Published by the Students of Johns Hopkins since 1896
November 5, 2024

Project Unbreakable inspires students

By AUDREY COCKRUM | May 2, 2013

The Sexual Assault Resource Unit (SARU) and JHU Student Life co-hosted speaker/photographer Grace Brown, the creator of Project Unbreakable, this past Tuesday evening in Mudd Hall. Brown spoke to students about the beginnings of Project Unbreakable and educated them with a slideshow of her photography.

Project Unbreakable aims to empower survivors of sexual assault by giving them a voice and raising awareness. Brown photographs survivors holding signs that display quotes from their attackers, or sometimes even from their friends and family.
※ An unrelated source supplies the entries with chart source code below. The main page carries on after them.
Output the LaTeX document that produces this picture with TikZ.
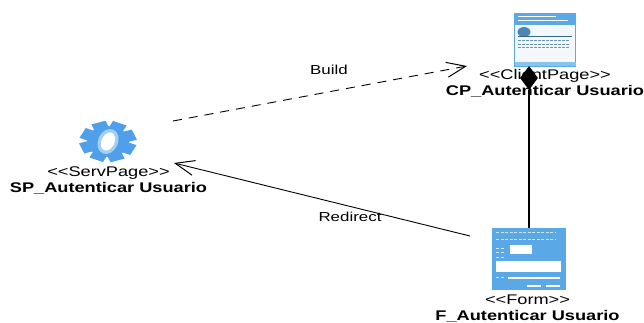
\documentclass[tikz,border=0pt]{standalone}
\usepackage{fontspec}
\setmainfont{Liberation Sans}
\usetikzlibrary{arrows.meta,shapes.geometric}
\definecolor{iconblue}{HTML}{5AA9E6}
\definecolor{gearblue}{HTML}{4F9FEA}
\tikzset{
	stereo/.style={align=center,inner sep=0pt,xscale=1.3,transform shape,font=\fontsize{14}{16}\selectfont},
	linklabel/.style={inner sep=0pt,xscale=1.3,transform shape,font=\fontsize{13}{15}\selectfont},
	icon/.style={fill=iconblue,inner sep=0pt},
	openhead/.style={-{Straight Barb[length=19pt,width=15pt,line width=1pt]}}
}
\begin{document}
\begin{tikzpicture}[x=1pt,y=-1pt]
	\useasboundingbox (0,0) rectangle (644,323);
	% gear
	\foreach \a in {0,45,...,315}
	{
		\fill[gearblue,shift={(108,141.5)},yscale=0.72,rotate=\a+20] (-7.5,-18) rectangle (7.5,-28);
	}
	\fill[gearblue] (108,141.5) ellipse (21pt and 15.5pt);
	\fill[iconblue!55,rotate around={-25:(108,141.5)}] (108,141.5) ellipse (10pt and 13pt);
	\fill[white,rotate around={-25:(108,141.5)}] (108,141.5) ellipse (6.5pt and 9.5pt);
	\node[stereo] (sp) at (108.5,180) {<{}<ServPage>{}>\\\textbf{SP\_Autenticar Usuario}};
	% client page
	\node[icon,fill=iconblue!8,draw=iconblue,line width=0.6pt,minimum width=61pt,minimum height=53pt] (cp) at (545,39.5) {};
	\fill[iconblue] (514.5,13.5) rectangle (575.5,25);
	\fill[iconblue!70] (514.5,62) rectangle (575.5,66);
	\fill[white] (518,16.5) rectangle (556,17.5);
	\fill[white] (518,20.5) rectangle (568,21.5);
	\fill[iconblue!80!black] (524,32) ellipse (6.5pt and 5pt);
	\draw[iconblue!60!black,line width=0.5pt] (518,36) -- (572,36);
	\foreach \y in {40,44,47}
	{
		\draw[iconblue!50!gray,line width=0.8pt,dash pattern=on 3pt off 1pt] (518,\y) -- (570,\y);
	}
	\node[stereo] (cptext) at (545,83.5) {<{}<ClientPage>{}>\\\textbf{CP\_Autenticar Usuario}};
	% form
	\node[icon,minimum width=74pt,minimum height=62pt] (fi) at (529,259) {};
	\fill[white] (510,245) rectangle (532,254);
	\fill[white] (496,261) rectangle (561,272);
	\fill[white] (508,277) rectangle (560,279);
	\fill[white] (527,285) rectangle (541,287);
	\fill[white] (546,285) rectangle (560,287);
	\foreach \y in {232,239,248,252,257,277}
	{
		\draw[white!70!iconblue,line width=0.8pt,dash pattern=on 3pt off 1.5pt] (496,\y) -- (\ifnum\y<240 555\else 505\fi,\y);
	}
	\node[stereo] (ftext) at (527.5,308.5) {<{}<Form>{}>\\\textbf{F\_Autenticar Usuario}};
	% links
	\coordinate (bstart) at (173,121);
	\coordinate (bend) at (467,66);
	\coordinate (rstart) at (470,236);
	\coordinate (rend) at (174,163);
	\draw[dash pattern=on 9pt off 7pt,line width=0.9pt,openhead] (bstart) -- (bend);
	\draw[line width=0.9pt,openhead] (rstart) -- (rend);
	\node[linklabel] (build) at (329,70) {Build};
	\node[linklabel] (redirect) at (350,216.5) {Redirect};
	\node[diamond,fill=black,inner sep=0pt,minimum width=18pt,minimum height=24pt] (dia) at (529,78) {};
	\draw[line width=1.3pt] (dia) -- (fi);
\end{tikzpicture}
\end{document}
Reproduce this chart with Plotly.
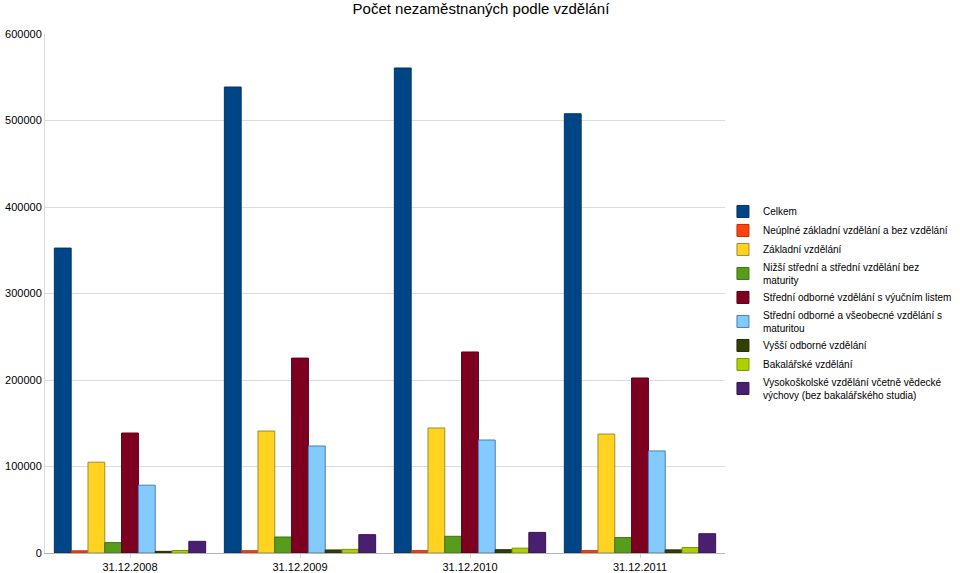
import plotly.graph_objects as go

categories = ["31.12.2008", "31.12.2009", "31.12.2010", "31.12.2011"]

series_names = [
    "Celkem",
    "Neúplné základní vzdělání a bez vzdělání",
    "Základní vzdělání",
    "Nižší střední a střední vzdělání bez<br>maturity",
    "Střední odborné vzdělání s výučním listem",
    "Střední odborné a všeobecné vzdělání s<br>maturitou",
    "Vyšší odborné vzdělání",
    "Bakalářské vzdělání",
    "Vysokoškolské vzdělání včetně vědecké<br>výchovy (bez bakalářského studia)",
]

celkem = [352500, 538700, 560700, 507800]
neuplne = [2500, 2600, 2700, 2700]
zakladni = [105000, 141000, 144500, 137500]
nizsi = [12000, 18500, 19300, 17800]
stredni_vyuc = [138700, 225300, 232400, 202300]
stredni_mat = [78400, 123700, 130600, 118000]
vyssi = [1900, 3500, 3800, 3600]
bakalar = [2900, 4200, 5600, 6300]
vysokoskolske = [13500, 21200, 23800, 22300]

values = [celkem, neuplne, zakladni, nizsi, stredni_vyuc, stredni_mat,
          vyssi, bakalar, vysokoskolske]

colors = ["#004586", "#ff420e", "#ffd320", "#579d1c", "#7e0021",
          "#83caff", "#314004", "#aecf00", "#4b1f6f"]
line_colors = ["#003366", "#b8300a", "#a08a30", "#3f7214", "#5a0018",
               "#4a7fb0", "#222d03", "#7d9400", "#351650"]

fig = go.Figure()
for name, vals, c, lc in zip(series_names, values, colors, line_colors):
    fig.add_trace(go.Bar(
        x=categories, y=vals, name=name,
        marker=dict(color=c, line=dict(color=lc, width=1)),
    ))

font_family = "Liberation Sans, Arial, sans-serif"
fig.update_layout(
    width=960, height=573,
    barmode="group", bargap=0.11, bargroupgap=0,
    paper_bgcolor="white", plot_bgcolor="white",
    margin=dict(l=45, r=235, t=34, b=20, autoexpand=False),
    font=dict(family=font_family, size=11, color="#000000"),
    title=dict(text="Počet nezaměstnaných podle vzdělání", x=0.501, xanchor="center",
               xref="container", y=0.994, yanchor="top", yref="container",
               pad=dict(t=0, b=0), automargin=False,
               font=dict(size=15, family=font_family)),
    showlegend=True,
    legend=dict(x=0.997, xanchor="left", y=0.686, yanchor="top",
                font=dict(size=10, family=font_family),
                itemwidth=30, tracegroupgap=0, bgcolor="rgba(0,0,0,0)"),
    xaxis=dict(showgrid=False, showline=True, linecolor="#b3b3b3",
               ticks="outside", ticklen=4, tickcolor="#d0d0d0",
               tickfont=dict(size=11), automargin=False),
    yaxis=dict(range=[0, 600000], dtick=100000, showgrid=True, gridcolor="#dcdcdc",
               showline=True, linecolor="#dcdcdc", zeroline=False, ticks="",
               tickformat="d", tickfont=dict(size=11), automargin=False),
)

fig.write_html("out.html",
               config={"displayModeBar": False},
               post_script="document.body.style.margin='0px';document.body.style.overflow='hidden';")
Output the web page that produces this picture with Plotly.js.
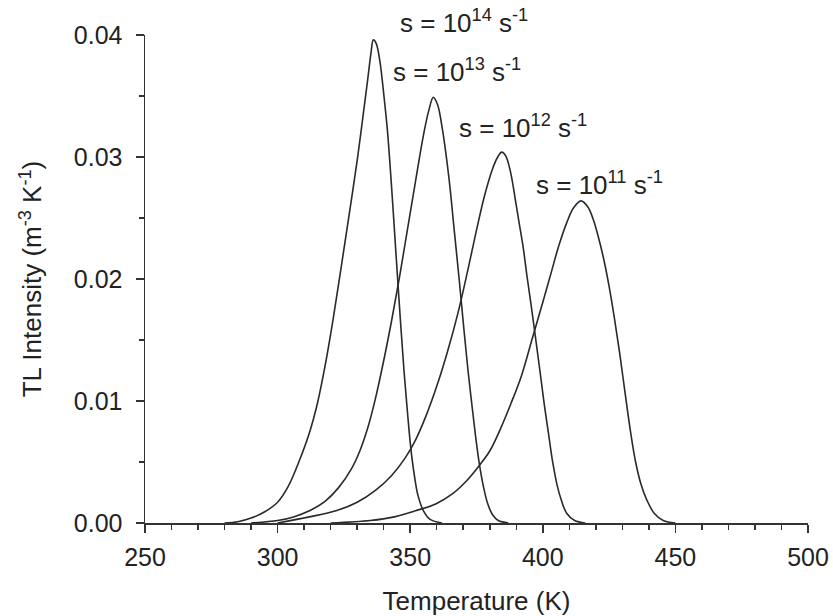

Though Brown had sought to combat sexual violence in high school, she found little success in simply sharing statistics with her friends and peers. The inspiration for a new method of communicating her message came to her one night in October 2011.

“I was out with a friend for Halloween, and all of a sudden she blurted out the story of her sexual assault. She was fourteen, and she had too much to drink at a party one night, and her attacker crawled into her bed. When she told her friends what had happened, they brushed it off and said: ‘That’s just what he does — move on.’”

Though Brown had heard dozens of similar stories prior, she explained how this one especially affected her.

“I remember hearing this story and feeling everything inside of me crumble. I could not imagine the fact that I was living in a world where people were constantly being treated as objects. The next day, I woke up with the idea for Project Unbreakable.”

That following morning, Brown shared the idea with her friend from the night before, and that friend became the first person ever photographed for Project Unbreakable.

Within two weeks of uploading the photo to a website, Brown’s inbox flooded with emails from people thanking her for what she was doing and asking to become a part of the project.

“Those were the two most surreal weeks of my life,” she said. “I had started a tiny little photography project just to create a little bit of awareness for my own circle of friends, but instead, at nineteen years old, I had stumbled upon a new way of healing for sexual assault survivors.”

At first, Brown did not show faces in her photos; however, she changed her mind after a friend suggested that it be an option.

“That was the most important decision I ever made,” Brown said. “By showing faces in these photos, it puts a person behind a statistic, it puts a soul behind a statistic, and it makes it a whole lot more real and a lot harder to forget.”

Throughout her presentation, Brown showed her audience numerous slides of different survivors to demonstrate the evolution of Project Unbreakable. Another unexpected but significant step in the project’s development was expanding to submissions.

“Expanding to submissions was so critical because it allows more and more people to get involved, create a community and have a voice,” she said. “In the end, this project is not about my photography. It’s about empowering and supporting survivors.”

Since the start of Project Unbreakable, Brown has photographed over four hundred survivors and received over one thousand online submissions.

“From reading her Tumblr, I never fail to be impressed by her wisdom, maturity, insight and hope,” Ali Foxx, co-director of SARU, wrote in an email to The News-Letter. “I was so excited when Dean Boswell gave us the go-ahead to arrange for Brown to come to Hopkins. We immediately started emailing her to plan the event.”

Foxx and her co-director, Nassira Bougrab, hoped that Brown’s presentation would help to spread awareness of sexual assault on campus and create a safe space for survivors to feel connected and empowered.

“So many times survivors feel alone after an assault and this can contribute to our culture of silence,” SARU wrote in an email to The News-Letter.

The issue of sexual assault — especially on college campuses like Hopkins—too often goes unacknowledged.

“It’s important that survivors are believed and validated. We hope that through Grace Brown’s presentation survivors can have that platform to share their experience and receive support from their peers.”

Throughout the 2012-2013 academic year, Dean Boswell and SARU have been working especially hard to combat sexual violence at Hopkins, and they both believe that talking about the issue is the first step.

“The more we create a dialogue around the topic of sexual violence, the more students will be able to support survivors in their lives and the more survivors will feel comfortable coming forward to report,” SARU wrote. “There are many survivors on our campus and we hope that bringing Project Unbreakable to Hopkins let them know that they are believed in and they are supported.”

Ultimately, Student Life and SARU hope to create a campus that is free of sexual violence and supportive for survivors of sexual assault. SARU acknowledges that there is still much work to be done on campus to achieve this goal.

“With the new Safe Line, Safe Ride and the Coalition Against Sexual Assault, our campus is taking steps, but these are only first steps,” SARU said.

SARU hopes that Brown’s presentation and future ones like it will further make a difference in the way sexual assault is looked at and dealt with at Hopkins.

The auditorium was packed, and Foxx and Bougrab agreed that the event was a great success.

“We were beyond thrilled by the attendance at this event. It was incredibly powerful to see how many people came out because they care about survivors and they care about ending sexual violence. Hopkins is a place full of people who are going to change the world and we could not have been happier with the passion these students brought to Project Unbreakable.”